Short task
Determine the count of lines holding the string "that". Return only the number.

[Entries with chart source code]

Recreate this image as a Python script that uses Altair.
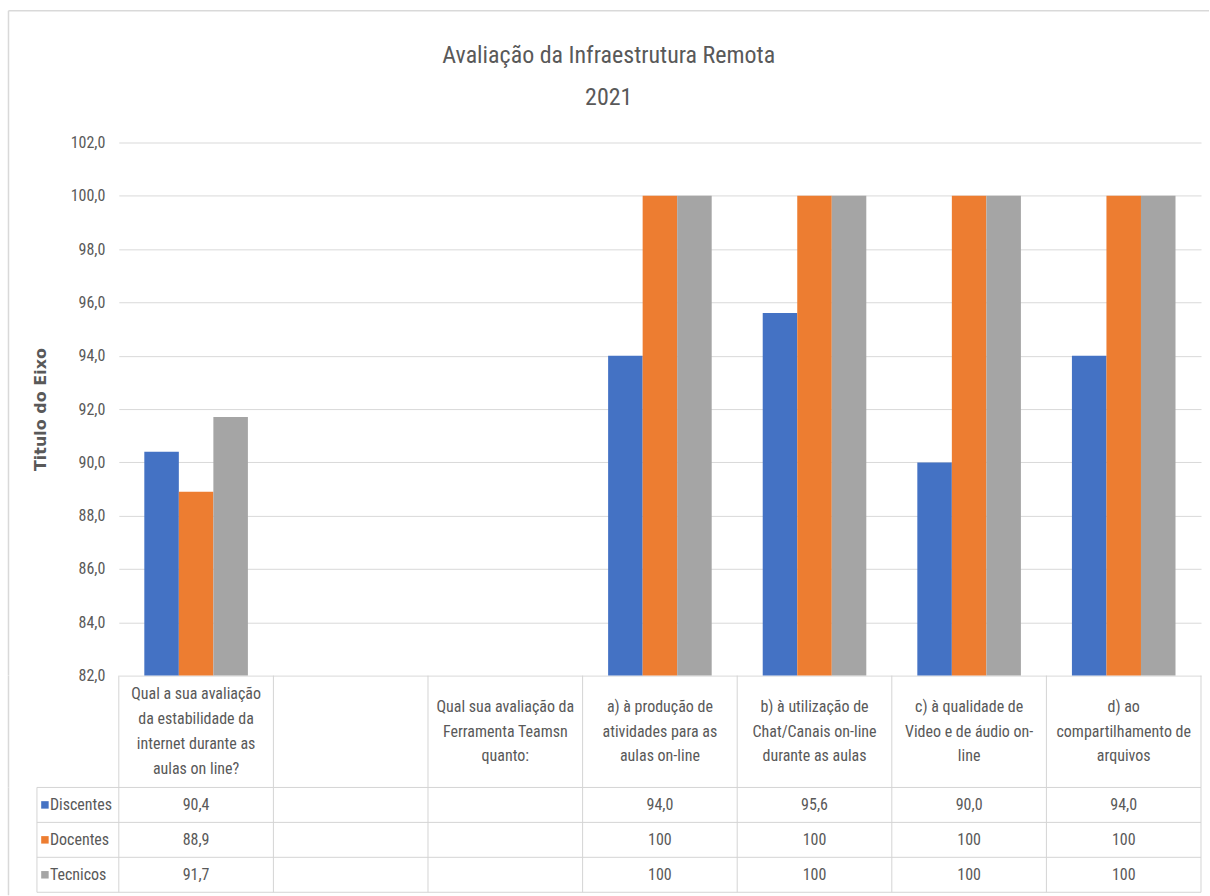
import altair as alt
import pandas as pd

# ---- data -----------------------------------------------------------------
cat_ids = ["q1", "blank", "q2", "a", "b", "c", "d"]
header_lines = [
    ["Qual a sua avaliação", "da estabilidade da", "internet durante as", "aulas on line?"],
    [""],
    ["Qual sua avaliação da", "Ferramenta Teamsn", "quanto:"],
    ["a) à produção de", "atividades para as", "aulas on-line"],
    ["b) à utilização de", "Chat/Canais on-line", "durante as aulas"],
    ["c) à qualidade de", "Video e de áudio on-", "line"],
    ["d) ao", "compartilhamento de", "arquivos"],
]
series = ["Discentes", "Docentes", "Tecnicos"]
colors = ["#4472C4", "#ED7D31", "#A5A5A5"]
discentes = [90.4, None, None, 94.0, 95.6, 90.0, 94.0]
docentes = [88.9, None, None, 100, 100, 100, 100]
tecnicos = [91.7, None, None, 100, 100, 100, 100]
y_ticks = [82, 84, 86, 88, 90, 92, 94, 96, 98, 100, 102]
y_min, y_max = 82, 102

title_lines = ["Avaliação da Infraestrutura Remota", "2021"]
axis_title = "Titulo do Eixo"

# ---- layout constants -----------------------------------------------------
W = 1084          # plot / table width
H_PLOT = 534
H_HEAD = 112
H_ROWS = 105
LINE_H = 25
FONT = "Liberation Sans Narrow, Roboto Condensed, Roboto, sans-serif"
TXT = "#595959"
GRID = "#D9D9D9"
LINE = "#D4D4D4"
FRAME = "#D9D9D9"

rows = []
for name, vals in zip(series, [discentes, docentes, tecnicos]):
    for cid, v in zip(cat_ids, vals):
        if v is not None:
            rows.append({"cat": cid, "series": name, "value": v})
long_df = pd.DataFrame(rows)
head_df = pd.DataFrame({
    "cat": cat_ids,
    "header": ["\n".join(l) for l in header_lines],
    "nlines": [len(l) for l in header_lines],
})
series_df = pd.DataFrame({"series": series})
one = pd.DataFrame({"k": [0]})

color_scale = alt.Scale(domain=series, range=colors)
cell_x = alt.Scale(domain=cat_ids, paddingInner=0, paddingOuter=0)

# ---- bar chart ------------------------------------------------------------
bars = alt.Chart(long_df).mark_bar().encode(
    x=alt.X("cat:N", scale=alt.Scale(domain=cat_ids, paddingInner=0.33, paddingOuter=0.165), axis=None),
    xOffset=alt.XOffset("series:N", scale=alt.Scale(domain=series, paddingInner=0)),
    y=alt.Y(
        "value:Q",
        scale=alt.Scale(domain=[y_min, y_max], zero=False, nice=False),
        axis=alt.Axis(
            values=y_ticks,
            labelExpr="replace(format(datum.value, '.1f'), '.', ',')",
            domain=False,
            ticks=False,
            grid=True,
            gridColor=GRID,
            gridWidth=1,
            labelPadding=14,
            labelColor=TXT,
            labelFont=FONT,
            labelFontSize=16,
            title=axis_title,
            titleFont="DejaVu Sans",
            titleFontSize=16,
            titleFontWeight="bold",
            titleColor=TXT,
            titleX=-78,
            titleY=H_PLOT / 2,
            titleAngle=270,
            titleAlign="center",
            titleBaseline="middle",
        ),
    ),
    y2=alt.datum(y_min),
    color=alt.Color("series:N", scale=color_scale, legend=None),
)

frame_top = alt.Chart(one).mark_rule(color=FRAME, strokeWidth=1.5).encode(
    x=alt.value(-110.5), x2=alt.value(1092), y=alt.value(-132)
)
frame_left_1 = alt.Chart(one).mark_rule(color=FRAME, strokeWidth=1.5).encode(
    x=alt.value(-110.5), y=alt.value(-132), y2=alt.value(H_PLOT)
)

plot = alt.layer(bars, frame_top, frame_left_1).properties(width=W, height=H_PLOT)

# ---- table header row -----------------------------------------------------
# multi-line headers are centred vertically in their cell
head_text = alt.Chart(head_df).transform_calculate(
    ty=f"{H_HEAD / 2} - (datum.nlines - 1) * {LINE_H / 2}"
).mark_text(
    font=FONT, fontSize=16, color=TXT, lineBreak="\n", lineHeight=LINE_H,
    align="center", baseline="middle",
).encode(
    x=alt.X("cat:N", scale=cell_x, axis=None),
    y=alt.Y("ty:Q", scale=None),
    text="header:N",
)
head_vlines = alt.Chart(head_df).mark_rule(color=LINE).encode(
    x=alt.X("cat:N", scale=cell_x, axis=None, bandPosition=0),
    y=alt.value(0), y2=alt.value(H_HEAD),
)
head_right = alt.Chart(one).mark_rule(color=LINE).encode(
    x=alt.value(W), y=alt.value(0), y2=alt.value(H_HEAD)
)
frame_left_2 = alt.Chart(one).mark_rule(color=FRAME, strokeWidth=1.5).encode(
    x=alt.value(-110.5), y=alt.value(0), y2=alt.value(H_HEAD)
)
header = alt.layer(head_vlines, head_right, head_text, frame_left_2).properties(width=W, height=H_HEAD)

# ---- table value rows -----------------------------------------------------
row_y = alt.Scale(domain=series, paddingInner=0, paddingOuter=0)

row_hlines = alt.Chart(series_df).mark_rule(color=LINE).encode(
    y=alt.Y("series:N", scale=row_y, axis=None, bandPosition=0),
    x=alt.value(-82), x2=alt.value(W),
)
row_bottom = alt.Chart(one).mark_rule(color=LINE).encode(
    y=alt.value(H_ROWS), x=alt.value(-82), x2=alt.value(W)
)
row_vlines = alt.Chart(head_df).mark_rule(color=LINE).encode(
    x=alt.X("cat:N", scale=cell_x, axis=None, bandPosition=0),
    y=alt.value(0), y2=alt.value(H_ROWS),
)
row_edges = alt.Chart(pd.DataFrame({"px": [-82, W]})).mark_rule(color=LINE).encode(
    x=alt.X("px:Q", scale=None), y=alt.value(0), y2=alt.value(H_ROWS)
)
swatch = alt.Chart(series_df).mark_square(size=56, opacity=1).encode(
    x=alt.value(-74),
    y=alt.Y("series:N", scale=row_y, axis=None),
    color=alt.Color("series:N", scale=color_scale, legend=None),
)
row_names = alt.Chart(series_df).mark_text(
    font=FONT, fontSize=16, color=TXT, align="left", baseline="middle"
).encode(
    x=alt.value(-69),
    y=alt.Y("series:N", scale=row_y, axis=None),
    text="series:N",
)
cell_values = alt.Chart(long_df).transform_calculate(
    label="datum.value == 100 ? '100' : replace(format(datum.value, '.1f'), '.', ',')"
).mark_text(
    font=FONT, fontSize=16, color=TXT, align="center", baseline="middle"
).encode(
    x=alt.X("cat:N", scale=cell_x, axis=None),
    y=alt.Y("series:N", scale=row_y, axis=None),
    text="label:N",
)
frame_left_3 = alt.Chart(one).mark_rule(color=FRAME, strokeWidth=1.5).encode(
    x=alt.value(-110.5), y=alt.value(0), y2=alt.value(108)
)
table = alt.layer(
    row_hlines, row_bottom, row_vlines, row_edges, swatch, row_names, cell_values, frame_left_3
).properties(width=W, height=H_ROWS)

chart = alt.vconcat(plot, header, table, spacing=0, bounds="flush").resolve_scale(
    x="independent", y="independent", color="shared"
).properties(
    title=alt.TitleParams(
        text=title_lines, font=FONT, fontSize=24, fontWeight="normal", color=TXT,
        lineHeight=42, anchor="middle", offset=-100,
    ),
    padding={"left": 7, "top": 9, "right": 0, "bottom": 0},
    background="white",
).configure_view(stroke=None)

chart.save("out.html", embed_options={"renderer": "svg", "actions": False})
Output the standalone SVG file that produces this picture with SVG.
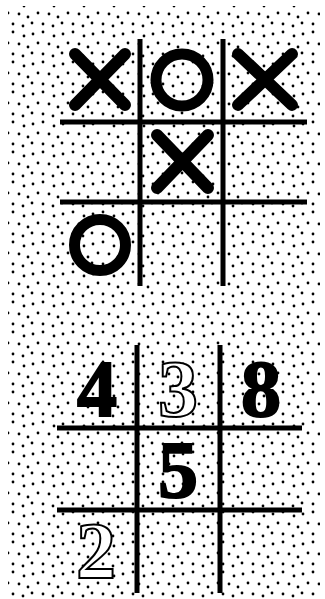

Response below
2